_WHAT IS EXPECTED_
Take each line containing "draws" and report it exactly as written.

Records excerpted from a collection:
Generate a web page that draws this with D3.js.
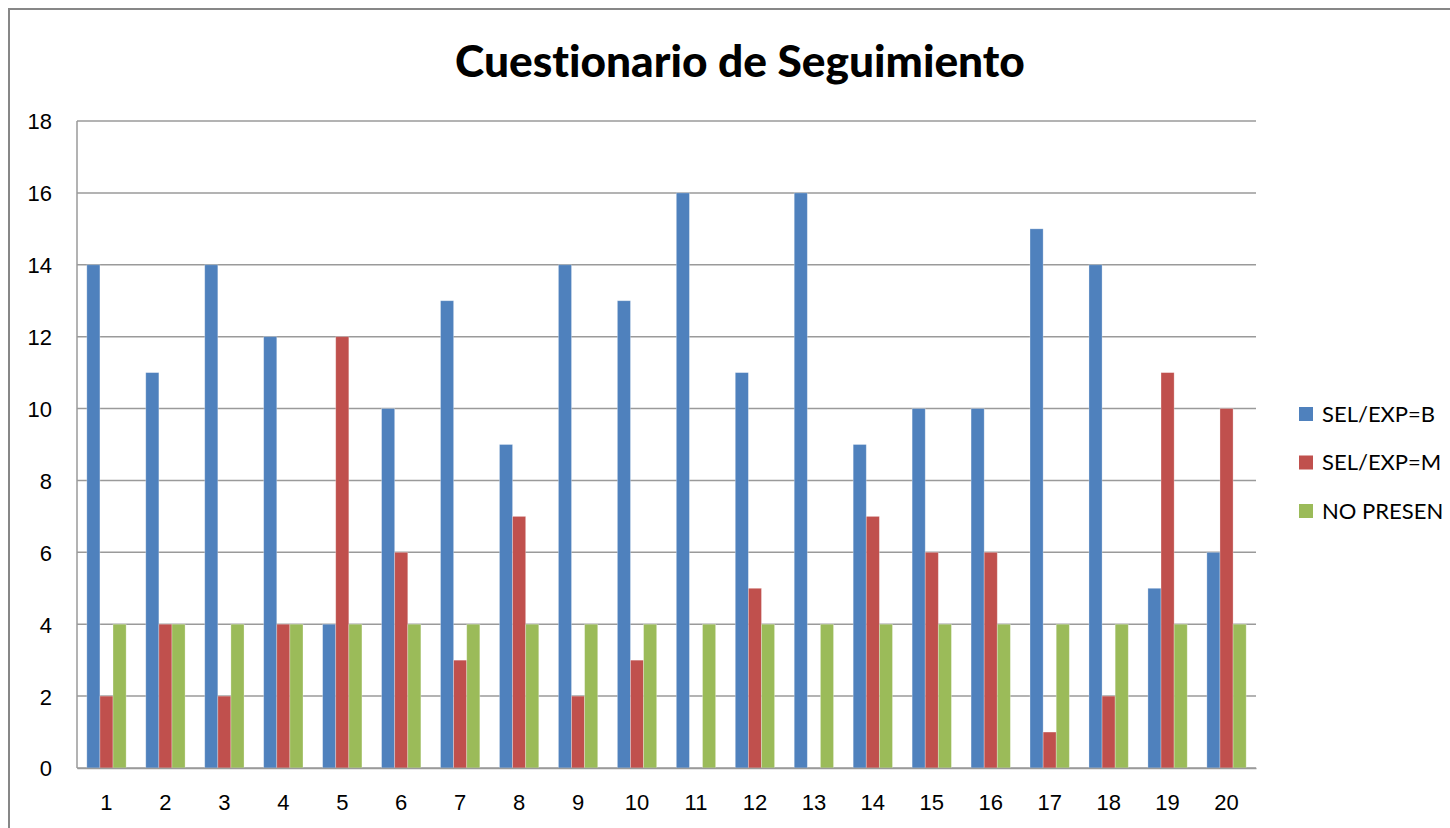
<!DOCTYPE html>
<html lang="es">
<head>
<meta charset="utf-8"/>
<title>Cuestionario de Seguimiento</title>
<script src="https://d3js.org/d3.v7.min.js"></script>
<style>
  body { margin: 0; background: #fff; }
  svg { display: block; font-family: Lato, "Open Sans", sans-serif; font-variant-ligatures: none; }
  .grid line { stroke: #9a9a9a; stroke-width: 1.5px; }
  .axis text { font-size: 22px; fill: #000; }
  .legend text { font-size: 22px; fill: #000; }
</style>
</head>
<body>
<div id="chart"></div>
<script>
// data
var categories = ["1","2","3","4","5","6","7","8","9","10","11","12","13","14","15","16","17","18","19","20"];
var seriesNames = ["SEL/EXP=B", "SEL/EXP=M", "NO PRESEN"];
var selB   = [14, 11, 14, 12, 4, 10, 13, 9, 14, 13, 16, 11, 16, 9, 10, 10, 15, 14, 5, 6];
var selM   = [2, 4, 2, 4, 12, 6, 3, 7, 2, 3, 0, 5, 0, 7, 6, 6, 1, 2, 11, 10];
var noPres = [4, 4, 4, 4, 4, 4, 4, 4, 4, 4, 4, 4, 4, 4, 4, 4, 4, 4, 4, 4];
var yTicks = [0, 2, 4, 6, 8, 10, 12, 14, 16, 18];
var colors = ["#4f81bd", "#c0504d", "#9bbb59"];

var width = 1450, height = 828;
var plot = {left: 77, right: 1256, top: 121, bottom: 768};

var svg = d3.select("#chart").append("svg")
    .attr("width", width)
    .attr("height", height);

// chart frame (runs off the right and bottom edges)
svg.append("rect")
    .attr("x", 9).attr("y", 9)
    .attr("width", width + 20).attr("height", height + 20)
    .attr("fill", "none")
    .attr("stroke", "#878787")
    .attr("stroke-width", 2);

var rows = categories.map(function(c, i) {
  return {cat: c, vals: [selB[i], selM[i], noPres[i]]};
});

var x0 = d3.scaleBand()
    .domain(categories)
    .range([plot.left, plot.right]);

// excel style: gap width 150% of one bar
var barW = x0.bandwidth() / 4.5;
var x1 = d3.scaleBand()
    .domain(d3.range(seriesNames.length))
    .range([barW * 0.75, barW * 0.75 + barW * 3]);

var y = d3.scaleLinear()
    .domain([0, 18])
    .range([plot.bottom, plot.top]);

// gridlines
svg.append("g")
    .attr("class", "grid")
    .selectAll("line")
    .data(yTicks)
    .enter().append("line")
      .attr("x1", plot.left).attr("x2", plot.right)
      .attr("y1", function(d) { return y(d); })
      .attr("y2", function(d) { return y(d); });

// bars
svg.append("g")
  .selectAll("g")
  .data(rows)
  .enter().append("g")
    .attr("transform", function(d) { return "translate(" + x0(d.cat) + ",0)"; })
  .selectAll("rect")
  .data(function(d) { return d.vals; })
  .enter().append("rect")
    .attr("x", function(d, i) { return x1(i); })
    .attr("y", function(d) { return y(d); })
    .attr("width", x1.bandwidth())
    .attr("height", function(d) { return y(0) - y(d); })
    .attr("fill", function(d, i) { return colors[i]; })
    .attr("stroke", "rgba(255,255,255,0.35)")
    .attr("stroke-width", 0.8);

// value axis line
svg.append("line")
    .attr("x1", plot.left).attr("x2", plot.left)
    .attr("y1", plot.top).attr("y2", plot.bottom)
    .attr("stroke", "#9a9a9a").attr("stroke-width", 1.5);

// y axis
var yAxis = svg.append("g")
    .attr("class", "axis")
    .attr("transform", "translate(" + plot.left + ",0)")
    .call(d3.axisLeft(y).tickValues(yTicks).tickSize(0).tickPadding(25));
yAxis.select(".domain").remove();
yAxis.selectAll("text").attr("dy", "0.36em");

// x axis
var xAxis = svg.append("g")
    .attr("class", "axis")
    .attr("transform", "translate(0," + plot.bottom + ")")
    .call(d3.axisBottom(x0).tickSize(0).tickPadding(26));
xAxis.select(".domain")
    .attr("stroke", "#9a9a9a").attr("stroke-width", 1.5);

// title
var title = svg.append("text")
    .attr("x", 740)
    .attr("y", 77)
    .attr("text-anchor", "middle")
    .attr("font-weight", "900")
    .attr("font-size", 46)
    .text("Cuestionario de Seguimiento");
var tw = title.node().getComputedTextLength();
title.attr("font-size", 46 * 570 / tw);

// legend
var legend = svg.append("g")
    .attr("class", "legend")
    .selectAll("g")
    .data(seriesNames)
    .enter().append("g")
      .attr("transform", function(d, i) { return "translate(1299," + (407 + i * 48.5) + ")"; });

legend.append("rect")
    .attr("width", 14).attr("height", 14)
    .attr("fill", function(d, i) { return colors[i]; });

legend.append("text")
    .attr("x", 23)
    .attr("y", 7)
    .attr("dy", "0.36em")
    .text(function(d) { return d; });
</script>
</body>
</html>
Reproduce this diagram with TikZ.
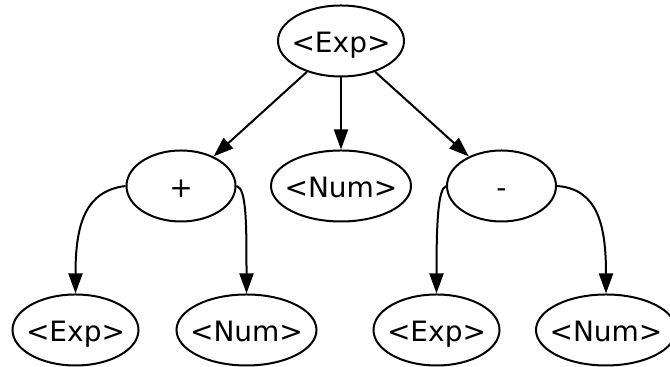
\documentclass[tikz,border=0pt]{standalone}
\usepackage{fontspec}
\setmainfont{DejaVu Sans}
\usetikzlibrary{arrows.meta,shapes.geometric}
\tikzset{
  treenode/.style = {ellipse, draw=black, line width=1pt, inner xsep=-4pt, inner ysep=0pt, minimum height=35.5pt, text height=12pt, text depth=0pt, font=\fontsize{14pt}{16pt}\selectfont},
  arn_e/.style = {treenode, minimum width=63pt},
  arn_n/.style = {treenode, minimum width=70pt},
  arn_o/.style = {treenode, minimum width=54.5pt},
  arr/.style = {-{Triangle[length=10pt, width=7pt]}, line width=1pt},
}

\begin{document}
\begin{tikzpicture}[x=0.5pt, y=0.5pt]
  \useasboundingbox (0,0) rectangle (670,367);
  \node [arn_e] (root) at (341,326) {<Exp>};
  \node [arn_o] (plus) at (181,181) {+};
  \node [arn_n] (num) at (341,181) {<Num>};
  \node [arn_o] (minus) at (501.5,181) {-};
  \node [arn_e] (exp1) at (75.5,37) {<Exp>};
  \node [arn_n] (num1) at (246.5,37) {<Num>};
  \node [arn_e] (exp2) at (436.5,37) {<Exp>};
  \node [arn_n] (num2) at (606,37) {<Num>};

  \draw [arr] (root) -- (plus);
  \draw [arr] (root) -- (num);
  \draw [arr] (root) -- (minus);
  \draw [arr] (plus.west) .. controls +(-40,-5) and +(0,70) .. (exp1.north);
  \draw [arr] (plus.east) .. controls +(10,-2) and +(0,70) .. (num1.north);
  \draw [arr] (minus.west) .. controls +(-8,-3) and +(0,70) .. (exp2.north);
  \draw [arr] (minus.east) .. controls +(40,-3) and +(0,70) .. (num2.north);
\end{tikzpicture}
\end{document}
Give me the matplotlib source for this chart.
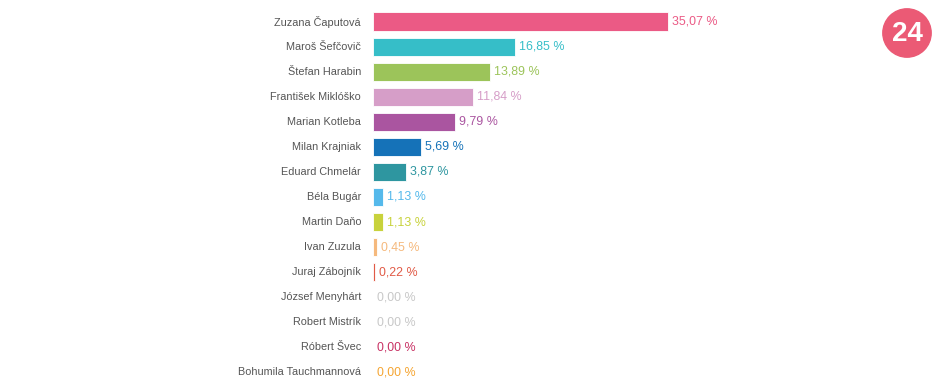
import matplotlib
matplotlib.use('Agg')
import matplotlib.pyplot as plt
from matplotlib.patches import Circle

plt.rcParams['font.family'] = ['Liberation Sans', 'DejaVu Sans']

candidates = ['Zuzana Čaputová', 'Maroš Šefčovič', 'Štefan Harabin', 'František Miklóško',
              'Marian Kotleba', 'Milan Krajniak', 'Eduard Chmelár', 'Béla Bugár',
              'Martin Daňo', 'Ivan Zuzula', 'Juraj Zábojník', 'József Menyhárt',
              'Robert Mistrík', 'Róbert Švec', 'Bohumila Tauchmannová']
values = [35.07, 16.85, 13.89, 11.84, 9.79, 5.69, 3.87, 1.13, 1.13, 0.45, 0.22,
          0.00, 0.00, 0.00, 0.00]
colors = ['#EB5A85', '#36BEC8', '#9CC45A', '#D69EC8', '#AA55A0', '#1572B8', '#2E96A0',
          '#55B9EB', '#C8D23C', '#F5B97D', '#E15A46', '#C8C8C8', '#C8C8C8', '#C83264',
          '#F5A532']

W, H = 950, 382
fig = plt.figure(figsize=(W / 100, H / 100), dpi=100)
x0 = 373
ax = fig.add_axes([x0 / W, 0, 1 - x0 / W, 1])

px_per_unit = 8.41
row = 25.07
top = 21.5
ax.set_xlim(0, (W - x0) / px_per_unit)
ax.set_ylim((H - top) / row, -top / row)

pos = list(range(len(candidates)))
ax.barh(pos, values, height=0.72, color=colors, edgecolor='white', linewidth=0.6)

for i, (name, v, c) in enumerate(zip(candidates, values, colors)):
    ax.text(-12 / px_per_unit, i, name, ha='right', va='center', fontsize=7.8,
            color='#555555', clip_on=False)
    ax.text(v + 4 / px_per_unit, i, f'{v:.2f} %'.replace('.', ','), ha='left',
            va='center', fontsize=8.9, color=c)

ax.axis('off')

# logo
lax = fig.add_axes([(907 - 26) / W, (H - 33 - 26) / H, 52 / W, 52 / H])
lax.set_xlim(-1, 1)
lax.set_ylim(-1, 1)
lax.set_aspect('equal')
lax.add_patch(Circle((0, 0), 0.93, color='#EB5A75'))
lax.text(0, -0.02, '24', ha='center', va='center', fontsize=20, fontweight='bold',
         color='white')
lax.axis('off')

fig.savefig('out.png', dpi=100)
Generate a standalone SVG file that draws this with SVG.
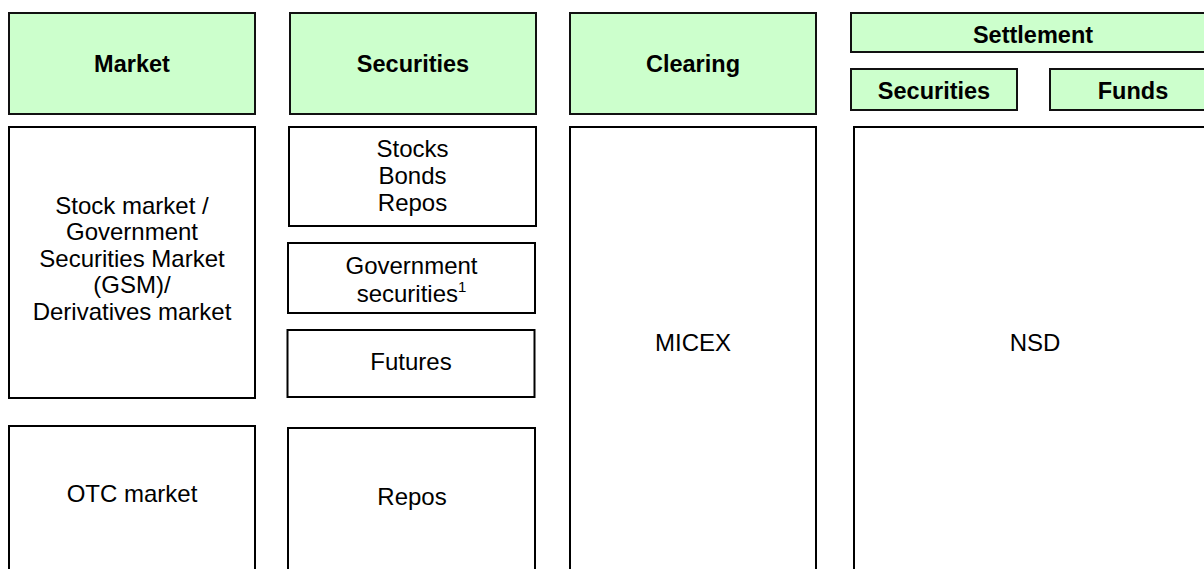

_TASK ANSWER_
Generate a web page that draws this with D3.js.
Generate a standalone SVG file that draws this with SVG.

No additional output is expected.